I also work in aerospace software. Following DO178 certainly does not guarantee that there will be no software bugs. The point of DO178 is to follow a process that will _minimize_ the number of bugs by having adequate peer review processes throughout the requirement definition, coding, integration phases, in addition to the testing you mention above. Testing DO178 only tests that the code follows the requirements. If your requirements are fucked, so are you.
That is certainly one source for error. There are many. Another is that testing does not give you exhaustive coverage of the state space just because each branch of the code is visited.

The standard does mention "formal verification/methods/proof" but to my knowledge it's rarely been used extensively.

Mathworks makes a sat solver kinda product that does those kinds of proofs.
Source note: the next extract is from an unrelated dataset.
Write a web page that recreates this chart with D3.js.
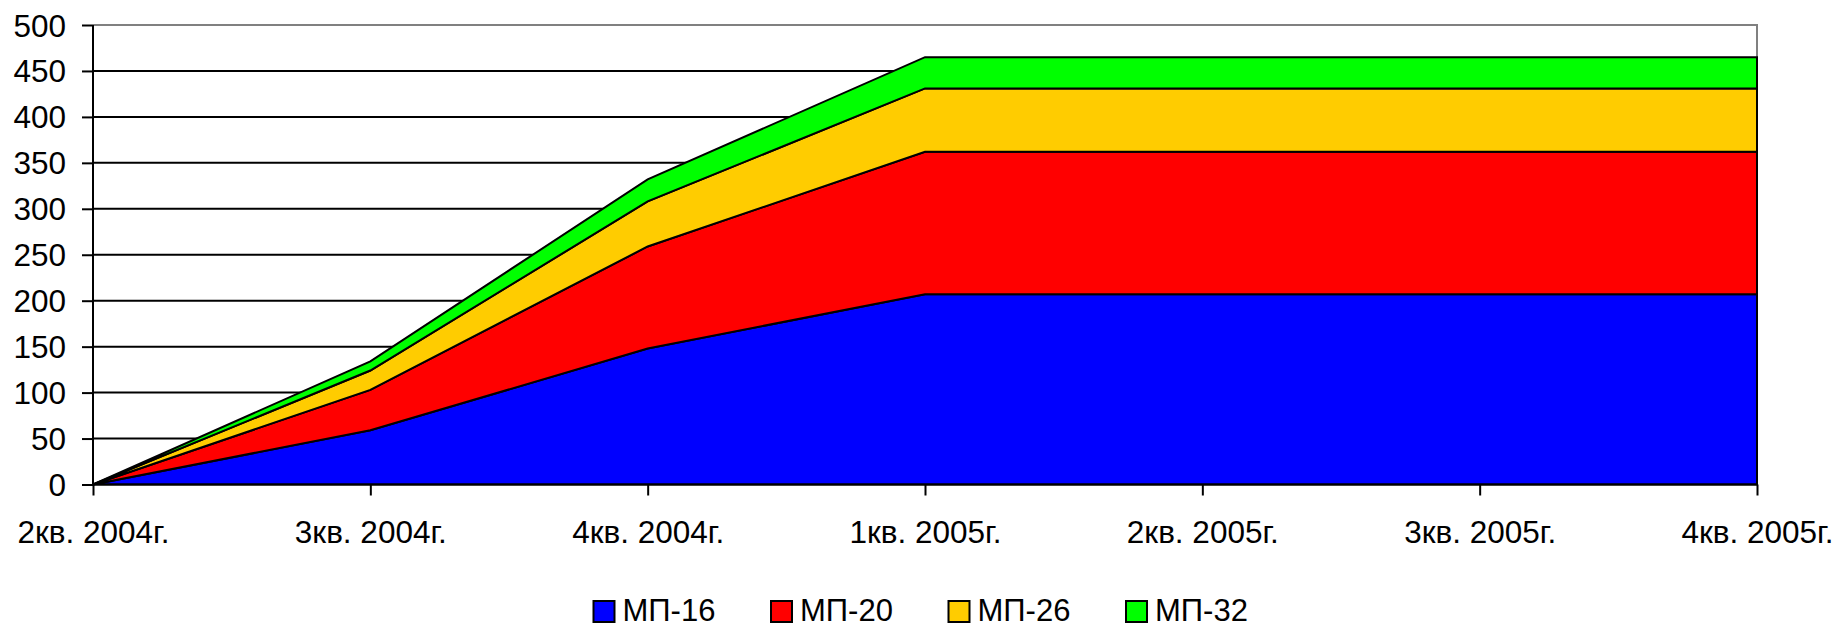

Pretty interesting concept, IMO.
The target catastrophic failure rate there is 1 in a billion hours, which doesn't seem all that high to me... there are over 100000 flights a day[1], and the average length of one is well over an hour, so in one day all the aircraft in the world have accumulated a total of over 2.4 million hours in operation. If each flight was only an hour long, that's 417 days to 1 billion total hours, and if the failure rate really was 1 in a billion we'd expect to see one of these happen at almost yearly rates.
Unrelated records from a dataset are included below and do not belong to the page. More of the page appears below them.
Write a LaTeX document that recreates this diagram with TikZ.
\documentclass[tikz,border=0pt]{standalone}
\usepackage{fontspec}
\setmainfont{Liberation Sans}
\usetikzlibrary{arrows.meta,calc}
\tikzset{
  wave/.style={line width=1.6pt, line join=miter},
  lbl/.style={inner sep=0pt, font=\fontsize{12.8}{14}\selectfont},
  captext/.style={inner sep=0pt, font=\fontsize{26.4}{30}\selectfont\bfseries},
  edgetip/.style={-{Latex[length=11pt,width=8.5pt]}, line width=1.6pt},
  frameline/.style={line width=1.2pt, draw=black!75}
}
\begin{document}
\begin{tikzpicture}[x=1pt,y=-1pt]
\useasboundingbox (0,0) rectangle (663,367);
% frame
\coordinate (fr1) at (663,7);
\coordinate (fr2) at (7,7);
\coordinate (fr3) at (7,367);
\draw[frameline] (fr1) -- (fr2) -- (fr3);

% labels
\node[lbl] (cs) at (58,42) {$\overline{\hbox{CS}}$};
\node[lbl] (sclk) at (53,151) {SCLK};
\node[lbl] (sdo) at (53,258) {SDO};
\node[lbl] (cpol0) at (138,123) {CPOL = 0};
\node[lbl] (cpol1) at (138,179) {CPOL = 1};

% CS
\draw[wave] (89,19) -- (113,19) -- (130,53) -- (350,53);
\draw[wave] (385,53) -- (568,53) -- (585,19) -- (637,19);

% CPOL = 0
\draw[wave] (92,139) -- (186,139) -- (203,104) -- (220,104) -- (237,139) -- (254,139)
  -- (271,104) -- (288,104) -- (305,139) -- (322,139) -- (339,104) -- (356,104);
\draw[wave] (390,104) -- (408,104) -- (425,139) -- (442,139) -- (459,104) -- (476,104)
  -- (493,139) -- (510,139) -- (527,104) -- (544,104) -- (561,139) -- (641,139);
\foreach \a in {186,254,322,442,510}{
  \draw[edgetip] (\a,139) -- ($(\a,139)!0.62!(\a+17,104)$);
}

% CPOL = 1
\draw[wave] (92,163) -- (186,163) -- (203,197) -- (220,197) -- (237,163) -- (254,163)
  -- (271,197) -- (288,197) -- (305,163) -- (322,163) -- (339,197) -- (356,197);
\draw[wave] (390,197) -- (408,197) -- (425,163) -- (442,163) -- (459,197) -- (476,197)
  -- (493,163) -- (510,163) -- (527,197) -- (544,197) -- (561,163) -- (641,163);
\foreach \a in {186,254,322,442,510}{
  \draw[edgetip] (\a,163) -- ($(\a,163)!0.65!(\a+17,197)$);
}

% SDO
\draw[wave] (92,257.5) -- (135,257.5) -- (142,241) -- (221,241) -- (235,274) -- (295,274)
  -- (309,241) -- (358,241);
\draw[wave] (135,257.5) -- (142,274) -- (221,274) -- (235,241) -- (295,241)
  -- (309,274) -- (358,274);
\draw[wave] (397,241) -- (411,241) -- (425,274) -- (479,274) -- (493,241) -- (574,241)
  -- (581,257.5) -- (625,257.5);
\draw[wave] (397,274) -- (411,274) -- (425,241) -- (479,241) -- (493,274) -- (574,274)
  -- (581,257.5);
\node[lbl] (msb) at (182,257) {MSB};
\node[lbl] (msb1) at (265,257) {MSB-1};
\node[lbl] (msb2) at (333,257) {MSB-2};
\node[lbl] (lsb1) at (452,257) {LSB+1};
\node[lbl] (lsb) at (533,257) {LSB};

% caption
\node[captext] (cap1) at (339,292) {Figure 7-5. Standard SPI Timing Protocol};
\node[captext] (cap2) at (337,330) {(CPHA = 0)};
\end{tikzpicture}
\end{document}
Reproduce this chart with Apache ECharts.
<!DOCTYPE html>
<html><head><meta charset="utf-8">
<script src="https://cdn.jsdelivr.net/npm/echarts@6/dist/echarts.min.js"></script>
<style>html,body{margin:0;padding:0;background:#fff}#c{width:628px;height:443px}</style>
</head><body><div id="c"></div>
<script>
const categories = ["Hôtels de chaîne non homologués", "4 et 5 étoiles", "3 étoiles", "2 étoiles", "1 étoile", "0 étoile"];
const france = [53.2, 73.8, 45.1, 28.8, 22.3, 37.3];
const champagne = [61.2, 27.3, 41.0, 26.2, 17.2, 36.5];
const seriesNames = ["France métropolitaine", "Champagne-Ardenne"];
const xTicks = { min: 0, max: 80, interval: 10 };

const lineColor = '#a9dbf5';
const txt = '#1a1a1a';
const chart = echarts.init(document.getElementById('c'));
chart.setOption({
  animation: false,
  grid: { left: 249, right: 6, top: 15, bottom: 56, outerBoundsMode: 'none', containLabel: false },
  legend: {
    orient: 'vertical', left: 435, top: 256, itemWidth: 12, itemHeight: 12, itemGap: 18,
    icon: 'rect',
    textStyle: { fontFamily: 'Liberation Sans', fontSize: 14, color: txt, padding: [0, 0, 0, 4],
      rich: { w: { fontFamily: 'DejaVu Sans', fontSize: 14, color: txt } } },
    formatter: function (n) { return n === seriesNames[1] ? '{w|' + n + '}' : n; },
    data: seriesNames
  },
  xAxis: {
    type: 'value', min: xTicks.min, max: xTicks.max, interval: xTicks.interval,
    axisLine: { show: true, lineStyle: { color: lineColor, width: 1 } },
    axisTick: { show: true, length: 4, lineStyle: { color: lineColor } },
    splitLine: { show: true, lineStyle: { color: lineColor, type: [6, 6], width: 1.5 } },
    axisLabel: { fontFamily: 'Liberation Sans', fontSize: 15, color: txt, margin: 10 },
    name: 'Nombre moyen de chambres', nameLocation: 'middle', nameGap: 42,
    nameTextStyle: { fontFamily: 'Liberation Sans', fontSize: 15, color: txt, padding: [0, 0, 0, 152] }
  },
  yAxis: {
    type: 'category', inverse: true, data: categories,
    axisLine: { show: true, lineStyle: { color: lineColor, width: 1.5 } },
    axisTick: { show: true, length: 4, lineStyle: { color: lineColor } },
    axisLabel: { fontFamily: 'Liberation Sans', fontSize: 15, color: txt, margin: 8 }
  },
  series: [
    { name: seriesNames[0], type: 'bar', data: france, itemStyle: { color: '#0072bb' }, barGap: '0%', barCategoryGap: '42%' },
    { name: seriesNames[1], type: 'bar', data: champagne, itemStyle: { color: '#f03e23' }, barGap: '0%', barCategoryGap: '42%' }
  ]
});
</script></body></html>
The actual failure rate of software to this standard seems to be at least two orders of magnitude higher.

[1] http://www.garfors.com/2014/06/100000-flights-day.html

Where is the "actual failure rate" number coming from?
How does 100k flights a day equal 2.4 millions hours of operation if each flight was on average 1 hour?
Yeah, confused. If we assume a two hour average flight, we get 365 * 2 * 100K = 73M hours/year so one failure per 1G hours is one failure in 1000 / 73 = ~14 years.
I wrote (non-critical) software for the A400M. I don't think that standards like DO-178B necessarily lead to higher quality code; my experience was that 80-90% of time was spent doing documentation, testing, and in general, trying to prove that the software was going to work right, leaving the engineers with very little time to write the actual software...
What processes did you and your coworkers use for writing up your requirements, design, test procedures, etc. (Basically, the DO-178B/C artifacts.) IME, too many times groups use Word and Excel, and collaborate via email. Version control is, "I think CM has received my latest revision". Using better tools (requirements management software) would eliminate a lot of this overhead. At a former employer we were moving to DOORS on all new projects. They were able to spend much more time on development and analysis and less time on documenting and checking documentation because the process was smoother. They weren't editing 1k page documents, they were editing a collaborative document backed by a database, not unlike a wiki. I could edit one section, and you could edit another at the same time. No risk of merge conflicts, no risk of your update replacing mine.
DOORS is just a glorified database with a text editor and schema for tracking change requirements. I found it lacking even at this.
Not saying it was great, but it was a hell of a lot better than Word + Excel. Probably a lot of better tools out there, but it's been a while since I've needed to use them so I'm no longer familiar with what's available.

What made it better:

Concurrent editing. Only one person at a time was modifying any section, but two or more sections could be edited by a group of people.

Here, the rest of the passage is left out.